◆ TASK OBJECTIVE ◆
Output the full listing word for word.

◆ INFORMATION SUPPLIED ◆
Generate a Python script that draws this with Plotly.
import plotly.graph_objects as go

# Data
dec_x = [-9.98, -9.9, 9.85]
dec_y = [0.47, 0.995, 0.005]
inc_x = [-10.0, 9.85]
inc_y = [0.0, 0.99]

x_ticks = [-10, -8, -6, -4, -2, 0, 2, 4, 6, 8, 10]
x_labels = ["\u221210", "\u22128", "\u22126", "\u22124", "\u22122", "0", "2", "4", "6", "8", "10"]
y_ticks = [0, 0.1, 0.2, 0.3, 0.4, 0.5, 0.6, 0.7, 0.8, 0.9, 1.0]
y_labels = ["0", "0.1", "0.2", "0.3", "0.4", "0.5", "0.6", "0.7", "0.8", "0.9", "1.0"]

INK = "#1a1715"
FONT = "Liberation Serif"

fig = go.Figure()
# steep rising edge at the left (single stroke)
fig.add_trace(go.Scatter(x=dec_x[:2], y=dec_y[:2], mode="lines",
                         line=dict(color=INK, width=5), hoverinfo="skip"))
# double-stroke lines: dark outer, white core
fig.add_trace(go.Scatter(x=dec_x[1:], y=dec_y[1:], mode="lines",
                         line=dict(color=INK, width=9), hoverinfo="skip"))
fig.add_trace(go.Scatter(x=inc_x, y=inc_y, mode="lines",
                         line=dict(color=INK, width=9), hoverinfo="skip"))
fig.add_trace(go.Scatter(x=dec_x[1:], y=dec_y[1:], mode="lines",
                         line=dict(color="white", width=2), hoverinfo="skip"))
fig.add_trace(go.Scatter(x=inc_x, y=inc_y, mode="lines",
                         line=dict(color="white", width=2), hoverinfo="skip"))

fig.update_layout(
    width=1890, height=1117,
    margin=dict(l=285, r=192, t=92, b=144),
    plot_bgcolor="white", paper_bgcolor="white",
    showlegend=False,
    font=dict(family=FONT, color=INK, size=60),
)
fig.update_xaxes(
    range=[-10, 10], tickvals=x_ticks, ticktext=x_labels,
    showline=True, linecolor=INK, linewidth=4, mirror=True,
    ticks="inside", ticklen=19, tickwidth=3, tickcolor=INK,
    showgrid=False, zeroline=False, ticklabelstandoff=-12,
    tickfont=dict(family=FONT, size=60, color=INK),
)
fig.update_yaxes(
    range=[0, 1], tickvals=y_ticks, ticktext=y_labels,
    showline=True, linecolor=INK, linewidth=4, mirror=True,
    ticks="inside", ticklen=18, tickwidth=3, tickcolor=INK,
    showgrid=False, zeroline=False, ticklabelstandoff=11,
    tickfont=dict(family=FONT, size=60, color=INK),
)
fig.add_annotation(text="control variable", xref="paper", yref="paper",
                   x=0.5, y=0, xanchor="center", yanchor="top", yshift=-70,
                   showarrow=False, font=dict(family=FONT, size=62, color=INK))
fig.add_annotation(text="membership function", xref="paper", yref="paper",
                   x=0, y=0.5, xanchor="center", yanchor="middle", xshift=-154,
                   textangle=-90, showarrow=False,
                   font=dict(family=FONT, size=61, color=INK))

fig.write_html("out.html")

◆ CORRECT OUTPUT ◆
Generate a Python script that draws this with Plotly.
import plotly.graph_objects as go

# Data
dec_x = [-9.98, -9.9, 9.85]
dec_y = [0.47, 0.995, 0.005]
inc_x = [-10.0, 9.85]
inc_y = [0.0, 0.99]

x_ticks = [-10, -8, -6, -4, -2, 0, 2, 4, 6, 8, 10]
x_labels = ["\u221210", "\u22128", "\u22126", "\u22124", "\u22122", "0", "2", "4", "6", "8", "10"]
y_ticks = [0, 0.1, 0.2, 0.3, 0.4, 0.5, 0.6, 0.7, 0.8, 0.9, 1.0]
y_labels = ["0", "0.1", "0.2", "0.3", "0.4", "0.5", "0.6", "0.7", "0.8", "0.9", "1.0"]

INK = "#1a1715"
FONT = "Liberation Serif"

fig = go.Figure()
# steep rising edge at the left (single stroke)
fig.add_trace(go.Scatter(x=dec_x[:2], y=dec_y[:2], mode="lines",
                         line=dict(color=INK, width=5), hoverinfo="skip"))
# double-stroke lines: dark outer, white core
fig.add_trace(go.Scatter(x=dec_x[1:], y=dec_y[1:], mode="lines",
                         line=dict(color=INK, width=9), hoverinfo="skip"))
fig.add_trace(go.Scatter(x=inc_x, y=inc_y, mode="lines",
                         line=dict(color=INK, width=9), hoverinfo="skip"))
fig.add_trace(go.Scatter(x=dec_x[1:], y=dec_y[1:], mode="lines",
                         line=dict(color="white", width=2), hoverinfo="skip"))
fig.add_trace(go.Scatter(x=inc_x, y=inc_y, mode="lines",
                         line=dict(color="white", width=2), hoverinfo="skip"))

fig.update_layout(
    width=1890, height=1117,
    margin=dict(l=285, r=192, t=92, b=144),
    plot_bgcolor="white", paper_bgcolor="white",
    showlegend=False,
    font=dict(family=FONT, color=INK, size=60),
)
fig.update_xaxes(
    range=[-10, 10], tickvals=x_ticks, ticktext=x_labels,
    showline=True, linecolor=INK, linewidth=4, mirror=True,
    ticks="inside", ticklen=19, tickwidth=3, tickcolor=INK,
    showgrid=False, zeroline=False, ticklabelstandoff=-12,
    tickfont=dict(family=FONT, size=60, color=INK),
)
fig.update_yaxes(
    range=[0, 1], tickvals=y_ticks, ticktext=y_labels,
    showline=True, linecolor=INK, linewidth=4, mirror=True,
    ticks="inside", ticklen=18, tickwidth=3, tickcolor=INK,
    showgrid=False, zeroline=False, ticklabelstandoff=11,
    tickfont=dict(family=FONT, size=60, color=INK),
)
fig.add_annotation(text="control variable", xref="paper", yref="paper",
                   x=0.5, y=0, xanchor="center", yanchor="top", yshift=-70,
                   showarrow=False, font=dict(family=FONT, size=62, color=INK))
fig.add_annotation(text="membership function", xref="paper", yref="paper",
                   x=0, y=0.5, xanchor="center", yanchor="middle", xshift=-154,
                   textangle=-90, showarrow=False,
                   font=dict(family=FONT, size=61, color=INK))

fig.write_html("out.html")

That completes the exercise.